> [DATA SECTION]
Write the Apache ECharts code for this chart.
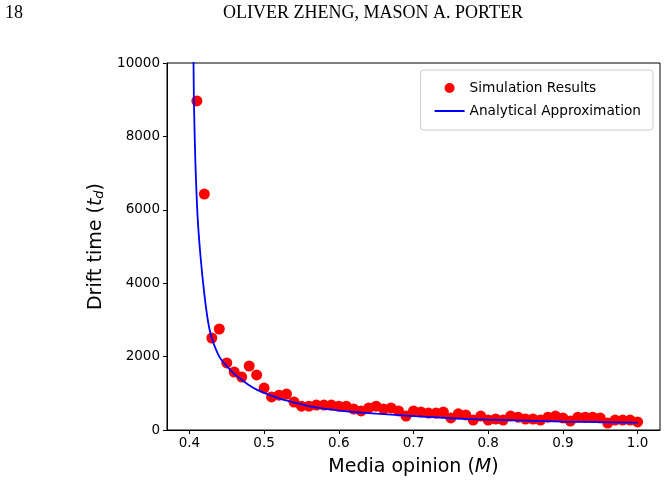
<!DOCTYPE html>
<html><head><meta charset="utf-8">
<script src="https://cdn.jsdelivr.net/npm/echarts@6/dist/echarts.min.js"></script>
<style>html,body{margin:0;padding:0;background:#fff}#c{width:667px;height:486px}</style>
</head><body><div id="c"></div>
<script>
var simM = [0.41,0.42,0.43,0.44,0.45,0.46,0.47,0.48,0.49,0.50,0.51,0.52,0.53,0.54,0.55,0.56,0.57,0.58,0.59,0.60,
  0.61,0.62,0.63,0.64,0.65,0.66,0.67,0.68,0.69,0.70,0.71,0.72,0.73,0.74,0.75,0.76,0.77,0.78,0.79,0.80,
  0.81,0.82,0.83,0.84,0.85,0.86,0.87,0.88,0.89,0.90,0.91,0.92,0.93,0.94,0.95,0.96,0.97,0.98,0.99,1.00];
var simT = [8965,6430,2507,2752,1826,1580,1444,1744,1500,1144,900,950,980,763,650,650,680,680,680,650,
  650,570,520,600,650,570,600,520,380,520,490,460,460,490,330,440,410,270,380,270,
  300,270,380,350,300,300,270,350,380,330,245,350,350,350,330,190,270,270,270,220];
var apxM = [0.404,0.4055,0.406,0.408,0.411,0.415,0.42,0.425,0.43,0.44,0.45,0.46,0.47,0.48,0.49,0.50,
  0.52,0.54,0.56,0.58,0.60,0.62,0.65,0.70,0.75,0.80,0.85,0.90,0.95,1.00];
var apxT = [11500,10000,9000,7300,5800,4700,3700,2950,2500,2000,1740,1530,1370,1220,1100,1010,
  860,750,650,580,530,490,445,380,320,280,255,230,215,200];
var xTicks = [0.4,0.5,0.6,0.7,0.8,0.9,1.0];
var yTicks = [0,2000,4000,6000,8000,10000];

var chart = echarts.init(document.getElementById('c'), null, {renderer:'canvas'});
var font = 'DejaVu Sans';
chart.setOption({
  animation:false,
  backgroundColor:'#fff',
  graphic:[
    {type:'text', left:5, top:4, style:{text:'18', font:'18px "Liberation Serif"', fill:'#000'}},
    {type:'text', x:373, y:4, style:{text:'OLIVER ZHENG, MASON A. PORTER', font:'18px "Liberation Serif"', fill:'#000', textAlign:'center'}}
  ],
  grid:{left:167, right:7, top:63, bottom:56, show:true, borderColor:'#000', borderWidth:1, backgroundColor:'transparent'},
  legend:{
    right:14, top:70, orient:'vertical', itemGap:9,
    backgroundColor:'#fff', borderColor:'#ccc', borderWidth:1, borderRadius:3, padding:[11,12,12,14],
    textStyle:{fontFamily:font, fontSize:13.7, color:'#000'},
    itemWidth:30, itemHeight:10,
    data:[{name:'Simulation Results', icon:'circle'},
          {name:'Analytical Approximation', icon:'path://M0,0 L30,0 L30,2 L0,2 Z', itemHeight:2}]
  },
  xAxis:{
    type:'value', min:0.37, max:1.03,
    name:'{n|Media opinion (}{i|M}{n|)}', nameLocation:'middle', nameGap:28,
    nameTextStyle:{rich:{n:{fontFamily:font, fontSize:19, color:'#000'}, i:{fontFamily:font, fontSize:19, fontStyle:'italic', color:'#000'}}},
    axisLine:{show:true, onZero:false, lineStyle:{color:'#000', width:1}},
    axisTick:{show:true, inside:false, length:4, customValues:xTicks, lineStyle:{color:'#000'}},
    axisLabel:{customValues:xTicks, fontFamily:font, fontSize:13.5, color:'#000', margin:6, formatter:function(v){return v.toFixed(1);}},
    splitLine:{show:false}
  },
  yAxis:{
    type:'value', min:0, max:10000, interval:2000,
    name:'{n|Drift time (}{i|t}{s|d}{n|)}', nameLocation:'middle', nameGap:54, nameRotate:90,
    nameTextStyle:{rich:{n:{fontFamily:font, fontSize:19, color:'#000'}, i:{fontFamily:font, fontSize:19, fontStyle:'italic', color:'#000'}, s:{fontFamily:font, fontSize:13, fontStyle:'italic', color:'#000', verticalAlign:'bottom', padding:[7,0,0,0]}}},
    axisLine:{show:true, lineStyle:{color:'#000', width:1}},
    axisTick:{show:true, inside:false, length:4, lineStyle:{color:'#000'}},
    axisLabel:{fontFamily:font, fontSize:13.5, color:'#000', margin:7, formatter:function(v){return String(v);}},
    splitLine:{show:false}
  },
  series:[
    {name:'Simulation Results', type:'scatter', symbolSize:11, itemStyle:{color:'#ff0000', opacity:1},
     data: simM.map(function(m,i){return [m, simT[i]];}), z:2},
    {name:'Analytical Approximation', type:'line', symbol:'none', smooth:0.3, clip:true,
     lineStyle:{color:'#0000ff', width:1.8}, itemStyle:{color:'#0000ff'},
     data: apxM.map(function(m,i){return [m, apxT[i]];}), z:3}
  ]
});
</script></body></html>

> [TASK DESCRIPTION]
Restate only the lines running from the start of the material above through the line containing "var yTicks = [0,2000,4000,6000,8000,10000];", ends included. No pictures.

> [COMPLETE OUTPUT]
Write the Apache ECharts code for this chart.
<!DOCTYPE html>
<html><head><meta charset="utf-8">
<script src="https://cdn.jsdelivr.net/npm/echarts@6/dist/echarts.min.js"></script>
<style>html,body{margin:0;padding:0;background:#fff}#c{width:667px;height:486px}</style>
</head><body><div id="c"></div>
<script>
var simM = [0.41,0.42,0.43,0.44,0.45,0.46,0.47,0.48,0.49,0.50,0.51,0.52,0.53,0.54,0.55,0.56,0.57,0.58,0.59,0.60,
  0.61,0.62,0.63,0.64,0.65,0.66,0.67,0.68,0.69,0.70,0.71,0.72,0.73,0.74,0.75,0.76,0.77,0.78,0.79,0.80,
  0.81,0.82,0.83,0.84,0.85,0.86,0.87,0.88,0.89,0.90,0.91,0.92,0.93,0.94,0.95,0.96,0.97,0.98,0.99,1.00];
var simT = [8965,6430,2507,2752,1826,1580,1444,1744,1500,1144,900,950,980,763,650,650,680,680,680,650,
  650,570,520,600,650,570,600,520,380,520,490,460,460,490,330,440,410,270,380,270,
  300,270,380,350,300,300,270,350,380,330,245,350,350,350,330,190,270,270,270,220];
var apxM = [0.404,0.4055,0.406,0.408,0.411,0.415,0.42,0.425,0.43,0.44,0.45,0.46,0.47,0.48,0.49,0.50,
  0.52,0.54,0.56,0.58,0.60,0.62,0.65,0.70,0.75,0.80,0.85,0.90,0.95,1.00];
var apxT = [11500,10000,9000,7300,5800,4700,3700,2950,2500,2000,1740,1530,1370,1220,1100,1010,
  860,750,650,580,530,490,445,380,320,280,255,230,215,200];
var xTicks = [0.4,0.5,0.6,0.7,0.8,0.9,1.0];
var yTicks = [0,2000,4000,6000,8000,10000];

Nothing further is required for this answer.